Secondo quanto riferito, la prozia dell’ostaggio di 4 anni, di nome Elizabeth Hirsch Naftali, sarebbe una delle acquirenti opere d’arte da Hunter Biden. Ad un certo punto la Naftali, generosa donatrice del Partito Democratico USA, era stata nominata da Joe Biden anche membro della Commissione per la preservazione del Patrimonio Culturale americano all’estero.
Da notare come la Commissione della Camera USA per la supervisione e la responsabilità ha avviato un’indagine sul racket dell’arte di Hunter, concentrandosi sul suo potenziale utilizzo per il riciclaggio di denaro e l’«accesso a pagamento» alla stanza dei bottoni. Sebbene la Casa Bianca di Biden abbia insistito sul fatto che gli acquirenti d’arte di Hunter Biden sarebbero stati nascosti al pubblico, è stato rivelato che la Naftali aveva acquistato almeno un’opera d’arte di Hunter per quella che si ritiene essere una somma di denaro allettante.
«Uno di quegli acquirenti è davvero qualcuno che ha ricevuto un favore dalla Casa Bianca di Biden.

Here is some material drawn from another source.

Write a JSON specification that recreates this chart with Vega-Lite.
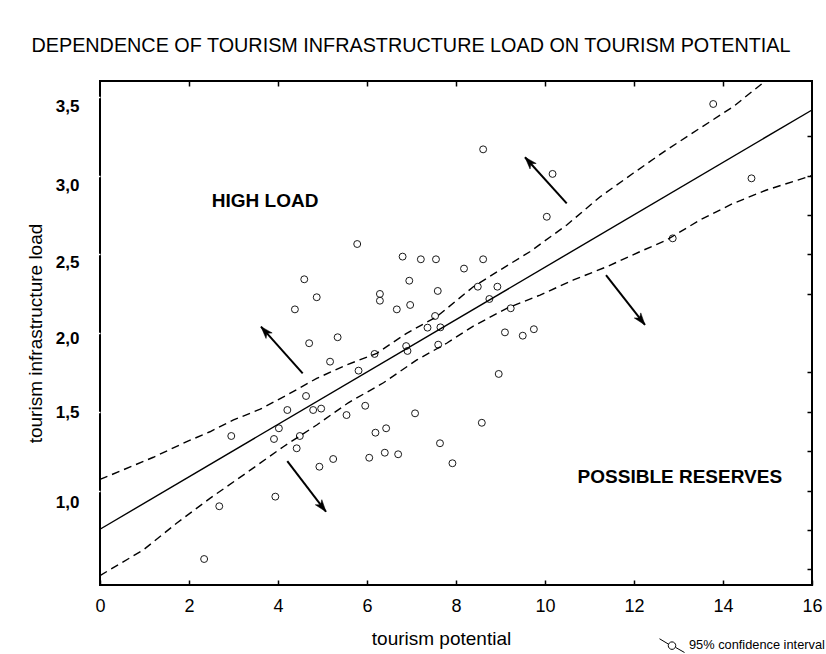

La tempistica del loro acquisto, tuttavia, non è nota», aveva riferito a luglio Business Insider.
Robert C. O’Brien, un ex consigliere della sicurezza nazionale del presidente Trump, ha rincarato la dose, suggerendo che il recente pagamento di danaro all’Iran (6 miliardi di dollari) da parte dell’amministrazione Biden potrebbe aver incentivato i rapimenti.
While welcoming our Iran hostages home, I said at the time- paying ransom (eg unfreezing $6 billion) is problematic because it incentivizes new hostage taking & gives terrorists money for new operations. I didn't think we would see these points illustrated so vividly, so quickly.
— Robert C. O'Brien (@robertcobrien) October 8, 2023
«Mentre accoglievo a casa i nostri ostaggi iraniani, dissi all’epoca che pagare un riscatto (ad esempio sbloccare 6 miliardi di dollari) è problematico perché incentiva la presa di nuovi ostaggi e dà ai terroristi soldi per nuove operazioni. Non pensavo che avremmo visto questi punti illustrati in modo così vivido e così rapido», ha scritto l’O’Brien su Twitter.
Alcuni sospirano: non c’è giorno che il mondo non diventi un luogo più insicuro – e corrotto – per merito di quanto sta facendo la Casa Bianca di Joe Biden.